Fighting to put teeth into election reforms
Jules Witcover
sunspot.net
Originally published Mar 27, 2002

WASHINGTON -- Not satisfied with enactment of
the strongest campaign finance reform since the
Watergate years, reformers are about to launch
another drive to put backbone in the election
enforcement agency that for years has been a
pushover for errant candidates and
influence-buyers.

The idea is to abolish the Federal Election Commission
and create a new agency led by a strong-minded
independent director with the muscle to achieve real
compliance with the new law.

The proposal is being crafted by a task force under the
aegis of Democracy 21, a pro-reform think tank headed by
Fred Wertheimer, a leader in the recently successful drive
to curb the flow of unregulated "soft" money into federal
elections.

The congressional architects of the ban, Sens. John
McCain and Russ Feingold and Reps. Christopher Shays
and Marty Meehan, are expected to join the effort to get
rid of what Mr. Wertheimer calls a "failed agency." But
stiff opposition from many of the same foes of the
soft-money ban is poised to save the commission.

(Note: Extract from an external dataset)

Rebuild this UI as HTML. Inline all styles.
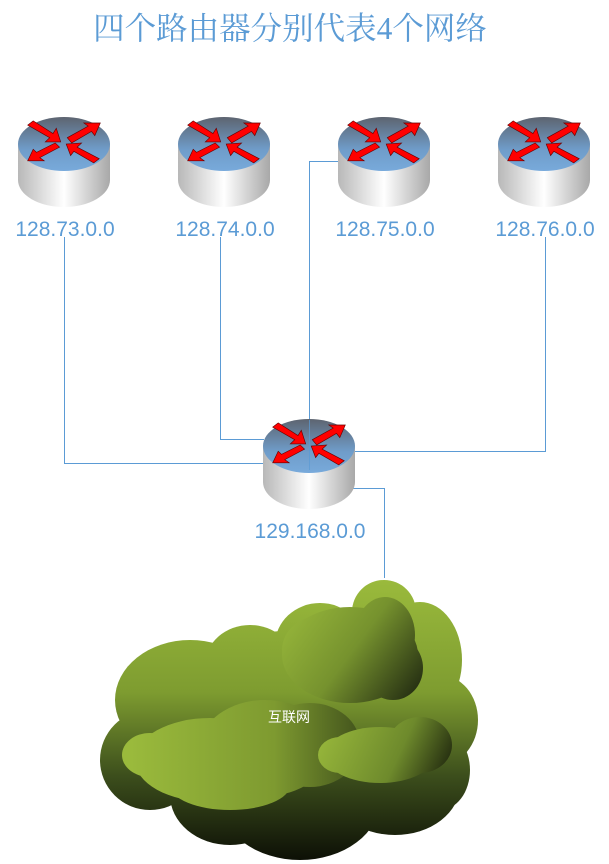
<!DOCTYPE html>
<html><head><meta charset="utf-8"><style>
html,body{margin:0;padding:0;background:#fff;width:609px;height:864px;overflow:hidden}
svg text{font-family:"Liberation Sans","Noto Sans CJK SC",sans-serif}
</style></head><body>
<svg width="609" height="864" viewBox="0 0 609 864">
<defs>
<linearGradient id="top" x1="0" y1="0" x2="0" y2="1"><stop offset="0" stop-color="#5d6470"/><stop offset="0.6" stop-color="#6f9cc9"/><stop offset="1" stop-color="#78aadb"/></linearGradient>
<linearGradient id="body" x1="0" y1="0" x2="1" y2="0"><stop offset="0" stop-color="#b8b8b8"/><stop offset="0.5" stop-color="#ffffff"/><stop offset="1" stop-color="#a8a8a8"/></linearGradient>
<linearGradient id="cl" gradientUnits="userSpaceOnUse" x1="0" y1="580" x2="0" y2="860"><stop offset="0" stop-color="#9aba3c"/><stop offset="0.4" stop-color="#7e9c30"/><stop offset="0.7" stop-color="#3c4e1c"/><stop offset="1" stop-color="#0d1006"/></linearGradient>
<linearGradient id="cl2" gradientUnits="userSpaceOnUse" x1="285" y1="600" x2="420" y2="700"><stop offset="0" stop-color="#9aba3c"/><stop offset="0.5" stop-color="#76922e"/><stop offset="1" stop-color="#1e2610"/></linearGradient>
<linearGradient id="cl3" gradientUnits="userSpaceOnUse" x1="130" y1="0" x2="370" y2="0"><stop offset="0" stop-color="#9aba3c"/><stop offset="0.6" stop-color="#7e9a30"/><stop offset="1" stop-color="#3c4c1a"/></linearGradient>
<linearGradient id="cl4" gradientUnits="userSpaceOnUse" x1="320" y1="720" x2="450" y2="780"><stop offset="0" stop-color="#9aba3c"/><stop offset="0.6" stop-color="#6e8a2c"/><stop offset="1" stop-color="#1a200c"/></linearGradient>
<g id="r">
<path d="M-46,0 L-46,36 A46,27 0 0 0 46,36 L46,0 Z" fill="url(#body)"/>
<ellipse cx="0" cy="0" rx="46" ry="27" fill="url(#top)"/>
<g fill="#f00" stroke="#600" stroke-width="0.6" transform="scale(1.1,1.05)">
<path d="M-33,-18 L-28,-22 L-10,-10 L-7,-15 L-3,-2 L-17,-2 L-13,-6 Z"/>
<path d="M3,-6 L22,-17 L18,-20 L33,-20 L28,-8 L25,-12 L7,-1 Z"/>
<path d="M-4,3 L-22,13 L-18,16 L-33,16 L-28,5 L-25,8 L-8,-1 Z"/>
<path d="M32,14 L27,18 L9,7 L6,11 L2,0 L16,-1 L12,3 Z"/>
</g>
</g>
</defs>
<text x="290" y="39" text-anchor="middle" font-size="31.5" fill="#5b9bd5" style="font-family:'Liberation Serif','Noto Serif CJK SC',serif">四个路由器分别代表4个网络</text>
<g fill="none" stroke="#5b9bd5" stroke-width="1">
<path d="M64.5,237 V463.5 H266"/>
<path d="M220.5,237 V439.5 H264"/>
<path d="M338,161.5 H309.5 V420"/>
<path d="M545.5,237 V451.5 H352"/>
<path d="M352,488.5 H384.5 V578"/>
</g>
<use href="#r" x="64" y="144"/>
<use href="#r" x="224" y="144"/>
<use href="#r" x="384" y="144"/>
<use href="#r" x="544" y="144"/>
<use href="#r" x="309" y="446"/>
<path d="M309.5,420 V470" stroke="#5b9bd5" stroke-width="1" opacity="0.7"/>
<g font-size="21" fill="#5b9bd5" text-anchor="middle">
<text x="65" y="236">128.73.0.0</text>
<text x="225" y="236">128.74.0.0</text>
<text x="385" y="236">128.75.0.0</text>
<text x="545" y="236">128.76.0.0</text>
<text x="310" y="538">129.168.0.0</text>
</g>
<g fill="url(#cl)">
<circle cx="384" cy="612" r="32"/>
<ellipse cx="420" cy="660" rx="42" ry="58"/>
<ellipse cx="440" cy="720" rx="38" ry="45"/>
<ellipse cx="320" cy="645" rx="45" ry="42"/>
<ellipse cx="250" cy="665" rx="45" ry="40"/>
<ellipse cx="190" cy="700" rx="75" ry="60"/>
<ellipse cx="150" cy="760" rx="50" ry="50"/>
<ellipse cx="230" cy="795" rx="60" ry="50"/>
<ellipse cx="300" cy="800" rx="80" ry="60"/>
<ellipse cx="395" cy="785" rx="65" ry="50"/>
<ellipse cx="440" cy="770" rx="30" ry="40"/>
<ellipse cx="300" cy="720" rx="140" ry="90"/>
<ellipse cx="390" cy="700" rx="70" ry="80"/>
</g>
<g fill="url(#cl2)">
<ellipse cx="350" cy="655" rx="68" ry="48"/>
<ellipse cx="385" cy="635" rx="30" ry="38"/>
<ellipse cx="320" cy="650" rx="38" ry="34"/>
<ellipse cx="393" cy="668" rx="30" ry="32"/>
</g>
<g fill="url(#cl3)">
<ellipse cx="210" cy="760" rx="75" ry="42"/>
<ellipse cx="265" cy="748" rx="65" ry="48"/>
<ellipse cx="150" cy="755" rx="28" ry="22"/>
<ellipse cx="310" cy="745" rx="50" ry="42"/>
<ellipse cx="230" cy="785" rx="60" ry="25"/>
</g>
<g fill="url(#cl4)">
<ellipse cx="380" cy="755" rx="55" ry="28"/>
<ellipse cx="420" cy="745" rx="32" ry="28"/>
<ellipse cx="340" cy="755" rx="22" ry="18"/>
</g>
<text x="289" y="722" text-anchor="middle" font-size="14" fill="#fff">互联网</text>
</svg>
</body></html>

The FEC has been frozen in stalemate almost since its
inception in 1974 by its mandatory composition of three
Republicans and three Democrats, recommended by the
congressional leaders in each party. Mr. Wertheimer
charges that their votes and actions are governed by their
politics and ideologies and consequently are reduced to
ineffectiveness.

What the FEC needs, he says, is an administrator with the
professionalism and reputation for independence --
comparable to that of recent heads of the FBI, the General
Accounting Office and the Federal Reserve Board -- who
would "take enforcement out of the political system."

But the leading Republican expert on campaign law, Jan
Baran, ridicules the idea, asking: "Do we need another J.
Edgar Hoover to supervise our campaigns? To give that
much power to one person is dangerous."

Mr. Baran also questions the willingness of members of
Congress of both parties to create a czar to oversee
campaign money laws that are so critical to their own
elections. "It's hard for me to envision," he says, "but even
Congress has its momentary lapses of judgment."

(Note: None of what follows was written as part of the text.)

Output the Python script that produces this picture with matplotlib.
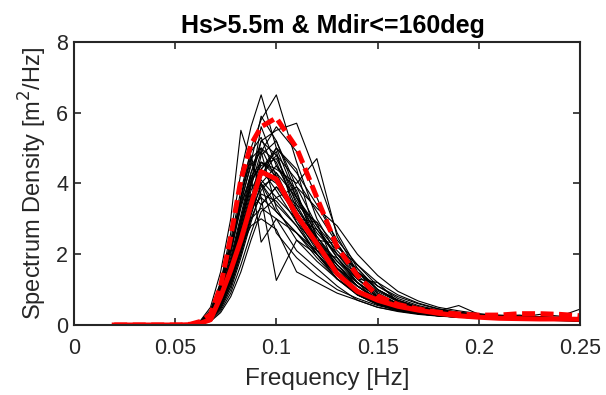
import numpy as np
import matplotlib
matplotlib.use("Agg")
import matplotlib.pyplot as plt

plt.rcParams["font.family"] = ["Liberation Sans", "DejaVu Sans"]

# ── Data ─────────────────────────────────────────────────────────────────────
freq = [0.02, 0.0325, 0.0375, 0.0425, 0.0475, 0.0525, 0.0575, 0.0625, 0.0675,
        0.0725, 0.0775, 0.0825, 0.0875, 0.0925, 0.10, 0.11, 0.12, 0.13, 0.14,
        0.15, 0.16, 0.17, 0.18, 0.19, 0.20, 0.21, 0.22, 0.23, 0.24, 0.25]

# individual spectra (one row per record)
spectra = [
    [0, 0, 0, 0, 0, 0, .02, .10, .40, 1.2, 2.6, 4.3, 5.6, 6.5, 5.0, 3.6, 2.4, 1.6, 1.1, .70, .50, .40, .30, .25, .20, .18, .15, .15, .12, .10],
    [0, 0, 0, 0, 0, 0, .01, .08, .30, .90, 2.1, 3.6, 5.0, 5.8, 6.5, 4.6, 3.0, 2.0, 1.3, .80, .55, .40, .32, .26, .22, .20, .18, .16, .14, .12],
    [0, 0, 0, 0, 0, 0, .02, .12, .50, 1.5, 3.0, 5.5, 4.6, 4.0, 3.4, 2.8, 2.0, 1.4, .90, .60, .45, .35, .28, .22, .20, .18, .16, .15, .13, .12],
    [0, 0, 0, 0, 0, 0, .01, .05, .25, .70, 1.6, 2.8, 4.0, 5.2, 5.5, 5.7, 4.2, 2.6, 1.6, 1.0, .70, .50, .38, .30, .25, .22, .20, .18, .16, .14],
    [0, 0, 0, 0, 0, 0, .01, .06, .30, .80, 1.8, 3.0, 4.2, 4.6, 4.4, 4.0, 4.7, 2.5, 1.5, .90, .60, .45, .35, .30, .26, .24, .22, .30, .25, .45],
    [0, 0, 0, 0, 0, 0, .01, .07, .35, 1.0, 2.2, 3.6, 4.8, 3.6, 1.26, 2.4, 2.0, 1.4, 1.0, .70, .50, .40, .32, .28, .24, .20, .18, .16, .14, .12],
    [0, 0, 0, 0, 0, 0, .02, .10, .40, 1.1, 2.3, 3.4, 4.2, 2.34, 3.0, 2.6, 2.0, 1.3, .90, .60, .40, .32, .26, .22, .20, .18, .16, .15, .14, .12],
    [0, 0, 0, 0, 0, 0, .01, .05, .20, .60, 1.3, 2.3, 3.5, 4.8, 5.2, 3.9, 2.8, 1.9, 1.3, .90, .60, .45, .36, .30, .26, .22, .20, .18, .16, .14],
    [0, 0, 0, 0, 0, 0, .01, .06, .28, .80, 1.7, 2.9, 4.0, 4.6, 4.2, 3.2, 2.3, 1.6, 1.0, .65, .48, .36, .30, .24, .21, .18, .16, .15, .13, .12],
    [0, 0, 0, 0, 0, 0, .02, .09, .38, 1.1, 2.3, 3.6, 4.7, 5.0, 4.1, 3.0, 2.1, 1.4, .95, .62, .45, .34, .27, .23, .20, .18, .17, .16, .14, .13],
    [0, 0, 0, 0, 0, 0, .01, .04, .18, .55, 1.2, 2.1, 3.2, 4.2, 4.8, 4.1, 3.2, 2.3, 1.5, 1.0, .70, .52, .40, .32, .27, .24, .22, .20, .18, .16],
    [0, 0, 0, 0, 0, 0, .01, .05, .22, .65, 1.4, 2.5, 3.6, 4.4, 3.8, 2.9, 2.2, 1.5, 1.0, .68, .48, .38, .30, .25, .22, .19, .17, .16, .15, .13],
    [0, 0, 0, 0, 0, 0, .01, .07, .32, .95, 2.0, 3.4, 4.6, 5.9, 5.2, 3.7, 2.5, 1.7, 1.1, .75, .52, .40, .32, .26, .22, .20, .18, .16, .15, .13],
    [0, 0, 0, 0, 0, 0, .01, .04, .15, .45, 1.0, 1.9, 2.9, 3.8, 4.3, 3.6, 2.8, 2.1, 1.5, 1.1, .80, .60, .45, .35, .28, .24, .20, .18, .16, .15],
    [0, 0, 0, 0, 0, 0, .01, .06, .25, .75, 1.6, 2.7, 3.8, 4.4, 5.0, 4.3, 3.4, 2.4, 1.7, 1.1, .75, .55, .42, .34, .28, .25, .22, .20, .18, .16],
    [0, 0, 0, 0, 0, 0, .02, .08, .34, 1.0, 2.1, 3.3, 4.3, 5.0, 4.6, 3.3, 2.4, 1.8, 1.2, .80, .56, .42, .33, .27, .23, .20, .18, .17, .15, .14],
    [0, 0, 0, 0, 0, 0, .01, .05, .20, .60, 1.3, 2.3, 3.4, 4.1, 3.6, 3.0, 2.7, 2.0, 1.4, .95, .66, .48, .40, .35, .30, .26, .22, .20, .18, .16],
    [0, 0, 0, 0, 0, 0, .01, .05, .24, .70, 1.5, 2.6, 3.7, 3.4, 3.9, 3.1, 2.2, 1.4, .85, .58, .42, .33, .28, .24, .21, .19, .17, .16, .14, .13],
    [0, 0, 0, 0, 0, 0, .01, .06, .27, .78, 1.7, 2.8, 3.9, 4.9, 5.6, 4.9, 3.6, 2.3, 1.5, 1.0, .70, .50, .40, .33, .28, .24, .22, .20, .18, .16],
    [0, 0, 0, 0, 0, 0, .02, .09, .36, 1.0, 2.2, 3.5, 4.5, 4.9, 3.3, 2.4, 1.8, 1.3, .85, .58, .40, .32, .26, .22, .20, .18, .16, .15, .14, .12],
    [0, 0, 0, 0, 0, 0, .01, .04, .17, .50, 1.1, 2.0, 3.0, 3.7, 3.5, 2.8, 2.0, 1.4, .95, .62, .44, .34, .28, .24, .21, .19, .17, .16, .15, .14],
    [0, 0, 0, 0, 0, 0, .01, .05, .22, .66, 1.4, 2.5, 3.5, 4.0, 4.5, 3.5, 2.6, 2.0, 1.6, 1.0, .65, .50, .40, .55, .30, .28, .26, .24, .22, .20],
    [0, 0, 0, 0, 0, 0, .01, .06, .30, .88, 1.9, 3.1, 4.3, 5.2, 4.8, 3.4, 2.4, 1.7, 1.1, .72, .50, .38, .30, .26, .22, .20, .18, .17, .16, .14],
    [0, 0, 0, 0, 0, 0, .01, .04, .16, .48, 1.1, 2.0, 3.1, 4.0, 3.2, 2.6, 2.1, 1.6, 1.2, .80, .58, .44, .36, .30, .26, .23, .21, .19, .17, .15],
    [0, 0, 0, 0, 0, 0, .01, .05, .21, .62, 1.3, 2.4, 3.4, 4.3, 4.0, 3.3, 2.5, 1.8, 1.3, .85, .60, .46, .38, .31, .26, .23, .21, .19, .17, .16],
    [0, 0, 0, 0, 0, 0, .02, .10, .42, 1.2, 2.4, 3.8, 4.9, 5.3, 4.2, 2.9, 2.0, 1.3, .85, .58, .42, .32, .26, .22, .20, .18, .16, .15, .14, .12],
    [0, 0, 0, 0, 0, 0, .01, .03, .12, .40, .90, 1.7, 2.6, 3.4, 3.9, 3.4, 2.9, 2.2, 1.7, 1.2, .85, .62, .46, .36, .30, .26, .23, .21, .19, .18],
    [0, 0, 0, 0, 0, 0, .01, .05, .22, .64, 1.4, 2.4, 3.3, 3.6, 3.2, 2.6, 1.9, 1.3, .90, .60, .44, .34, .28, .24, .21, .19, .17, .16, .15, .14],
    [0, 0, 0, 0, 0, 0, .01, .07, .30, .86, 1.8, 3.0, 4.1, 4.5, 4.7, 3.6, 2.7, 1.9, 1.2, .80, .56, .42, .34, .28, .24, .22, .20, .18, .16, .15],
    [0, 0, 0, 0, 0, 0, .01, .05, .20, .58, 1.3, 2.3, 3.4, 4.6, 4.3, 3.1, 2.3, 1.7, 1.2, .78, .54, .40, .32, .27, .23, .20, .18, .17, .16, .14],
    [0, 0, 0, 0, 0, 0, .01, .04, .18, .55, 1.2, 2.2, 3.2, 3.9, 4.2, 3.2, 2.3, 1.6, 1.1, .75, .55, .42, .33, .28, .24, .21, .19, .18, .17, .16],
    [0, 0, 0, 0, 0, 0, .01, .05, .20, .60, 1.3, 2.2, 2.8, 3.0, 2.7, 1.5, 1.2, .90, .70, .50, .40, .32, .26, .22, .20, .18, .16, .15, .14, .12],
    [0, 0, 0, 0, 0, 0, .01, .06, .25, .75, 1.6, 2.7, 3.6, 4.0, 2.6, 1.9, 1.4, 1.0, .75, .55, .42, .34, .28, .24, .20, .18, .16, .15, .14, .13],
    [0, 0, 0, 0, 0, 0, .01, .03, .10, .35, .80, 1.5, 2.4, 3.2, 3.6, 3.9, 3.3, 2.8, 2.0, 1.4, .95, .68, .50, .40, .32, .27, .24, .22, .20, .18],
    [0, 0, 0, 0, 0, 0, .01, .05, .22, .65, 1.4, 2.4, 3.4, 4.4, 4.9, 3.0, 2.9, 1.5, 1.1, .70, .52, .40, .33, .28, .24, .21, .19, .18, .16, .15],
    [0, 0, 0, 0, 0, 0, .01, .06, .28, .82, 1.7, 2.9, 4.0, 5.6, 4.5, 3.8, 2.1, 1.9, 1.2, .66, .48, .38, .31, .26, .23, .21, .19, .17, .16, .14],
    [0, 0, 0, 0, 0, 0, .01, .04, .18, .55, 1.2, 2.1, 3.0, 3.3, 3.0, 2.1, 1.6, 1.1, .70, .50, .38, .30, .25, .22, .20, .18, .17, .16, .15, .14],
    [0, 0, 0, 0, 0, 0, .01, .05, .20, .60, 1.3, 2.3, 3.3, 4.2, 5.0, 4.4, 2.4, 2.3, 1.3, 1.2, .65, .50, .42, .35, .29, .26, .28, .22, .20, .18],
]

# mean spectrum (red solid) and upper envelope (red dashed)
mean_spec = [0, 0, 0, 0, 0, 0, .01, .05, .15, .80, 1.55, 2.4, 3.4, 4.33, 4.12, 3.1, 2.3, 1.45, .95,
             .70, .53, .42, .33, .26, .22, .19, .18, .17, .17, .16]
upper_spec = [0, 0, 0, 0, 0, 0, .02, .10, .30, 1.1, 2.5, 4.1, 5.1, 5.6, 5.85, 5.0, 3.6, 2.2, 1.4,
              .82, .58, .45, .36, .31, .28, .28, .32, .32, .30, .26]

TITLE = "Hs>5.5m & Mdir<=160deg"
TXT = "#262626"

# ── Plot ─────────────────────────────────────────────────────────────────────
fig = plt.figure(figsize=(6.06, 3.95), dpi=100)
ax = fig.add_axes([0.1216, 0.1772, 0.836, 0.717])

for s in spectra:
    ax.plot(freq, s, color="black", linewidth=0.8)
ax.plot(freq, mean_spec, color="red", linewidth=3.6)
ax.plot(freq, upper_spec, color="red", linewidth=3.6, linestyle=(0, (2.6, 1.1)))

ax.set_xlim(0, 0.25)
ax.set_ylim(0, 8)
ax.set_xticks([0, 0.05, 0.1, 0.15, 0.2, 0.25])
ax.set_xticklabels(["0", "0.05", "0.1", "0.15", "0.2", "0.25"])
ax.set_yticks([0, 2, 4, 6, 8])
ax.tick_params(direction="in", top=True, right=True, length=5, width=1.2,
               labelsize=15.5, colors=TXT)
ax.tick_params(axis="x", pad=9)
ax.tick_params(axis="y", pad=4)
for sp in ax.spines.values():
    sp.set_linewidth(1.5)
    sp.set_color(TXT)

ax.set_xlabel("Frequency [Hz]", fontsize=17.5, color=TXT, labelpad=7)
ax.set_ylabel("Spectrum Density [m$^2$/Hz]", fontsize=17, color=TXT, labelpad=5)
ax.set_title(TITLE, fontsize=18, fontweight="bold", color="black", pad=6.5, x=0.512)

fig.savefig("out.png", dpi=100)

Mr. Wertheimer acknowledges the difficulty of persuading
Congress to make the change, but notes that banning soft
money also was once considered an impossible task and
finally was achieved.

Mr. Baran counters that "it's one thing to vote for reform
and double the money coming to you" -- a reference to the
new law's raising regulated "hard" money from $1,000 a
contributor to $2,000 -- and another for members of
Congress to "create a rogue agency not in their control."
When, he asks, "has Congress relinquished that kind of
control over anything?"

The reformers argue that it makes little sense to
strengthen the law to combat the influence of special
interest groups and corruption in federal campaigns and
then leave the toothless, hopelessly splintered
enforcement agency in place.

Their complaint, one of long standing, has taken on
greater urgency and volume with the presence on the FEC
of two admitted foes of campaign finance laws.
Commissioners Bradley Smith and David Mason have been
outspoken in their opposition to any regulation of the flow
of campaign money, even as Congress was considering the
latest reforms.

One concern is how the FEC as constituted will deal with
the inevitable schemes for getting around the new law.
One obvious dodge is the creation and increased funding of
more so-called independent expenditure groups, which
may spend all they want for a candidate provided they act
entirely on their own, with no collusion whatever with him
or his campaign.

The reformers fear that the evenly split commission will
fail to keep these groups honest, thus opening the
floodgates to the unregulated, unlimited soft money that
the new law is intended to close. They hope their recent
legislative success has created a new climate of concern
and awareness among voters who will demand effective
enforcement.

But it's just as likely that the good lawmakers, having
finally passed a modest reform for the first time in more
than 25 years, will feel they've done enough to peddle
themselves to voters as do-gooders and need to do no
more.

Jules Witcover writes from The Sun's Washington bureau.